Patrick J. Burns
Associate Research Scholar, Digital Projects @ Institute for the Study of the Ancient World / NYU | Formerly Culture Cognition, and Coevolution Lab (Harvard) & Quantitative Criticism Lab (UT-Austin) | Fordham PhD, Classics | LatinCy developer
Multiplex Lemmatization with the Classical Language Toolkit
First Linked Latin (LiLa) Workshop at Università Cattolica del Sacro Cuore, Milan, Italy
Conference program
Abstract
The Classical Language Toolkit is an open-source Python framework supporting natural language processing for historical languages, including Latin. CLTK aims to offer components for all stages of the NLP pipeline and one of its most active areas of development is lemmatization. This presentation will review three ways in which a “multiplex” strategy is used for lemmatization in the Classical Language Toolkit: backoff tagging, ensemble tagging, and the development of wrappers for external components.
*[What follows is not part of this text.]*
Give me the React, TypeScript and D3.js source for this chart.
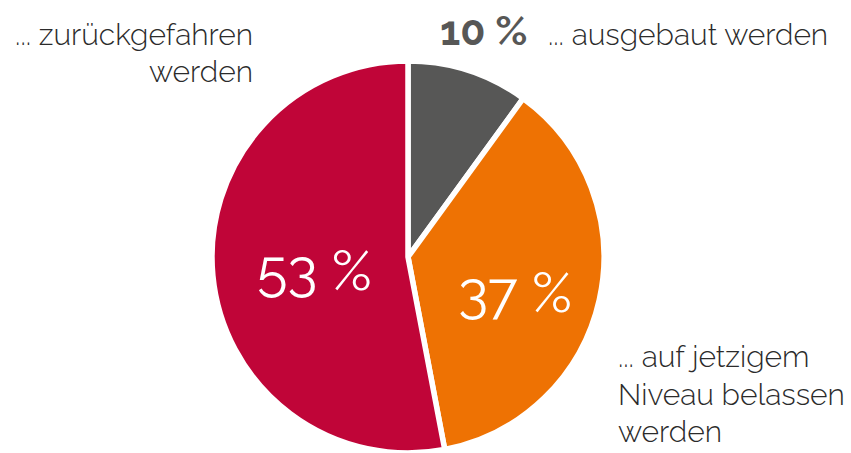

Backoff lemmatization is currently available for Latin and Greek in the CLTK; ensemble lemmatization and wrapper development are areas of current development.
-
Backoff tagging allows CLTK users to conceive of a lemmatizer not as a single tagger but rather as a customizable suite of sub-lemmatizers, based on the SequentialBackoffTagger in the Natural Language Tooolkit. SequentialBackoffTagger allows the user to “chain taggers together so that if one tagger doesn’t know how to tag a word, it can pass the word on to the next backoff tagger.” (Perkins, J. Python 3 Text Processing with NLTK 3 Cookbook, p. 92.) This kind of composite method allows users to mix and match different lexicon-based, rules-based, and probabilistic taggers in service of efficient, accurate lemmatization, helping in particular with the disambiguation of high-frequency though ambiguous forms (e.g. est > esse as opposed to est > edere) as well as the lemmatization of out-of-vocabulary words (strugitant > *strugito, cf. anonymous Latin translation of Carroll’s Jabberwocky).
-
Ensemble tagging will similarly allow CLTK users to build composite methods for lemmatization. Here, borrowing from methods used in machine learning (e.g. http://bit.ly/sklearn-ensemble), we would adduce a number of taggers, assign probabilities to each tagger’s outputs, and use a voting “classifier” to choose (or rank) likely lemmas. This method would offer similar benefits to backoff tagging, but whereas the backoff method cuts short the chain of taggers as soon as it finds a match, the ensemble tagger arrives at a final decision based on all possible outputs from each of the sub-taggers. Accordingly, ensemble lemmatization is less efficient, though it should boost accuracy.
-
Lastly, I have begun developing wrappers—that is, programming interfaces that allow code from one domain or language to be used inside another—for the CLTK in order to support external lemmatizers. Lemmatization is (and has been) an active area of research in digital Latin philology and this research has produced excellent standalone programs and packages. The CLTK does not position itself as a competitor to these projects, but rather aspires to be a collaborator. For this reason, I have begun to develop Python wrappers for TreeTagger, Whitaker’s Words, Morpheus, LemLat, Latmor, and Collatinus among others that either incorporate web services or capture command line output so that lemmatizer results can be easily incorporated into the CLTK backoff and ensemble methods, so giving our users maximum flexibility in the construction of their digital philological pipeline. The challenge here (and likely one of dominant topics of conversation at this workshop) is the standardization of inputs and, especially, outputs. A linked-data approach to Latin lexical data would greatly assist with this kind of framework interoperability.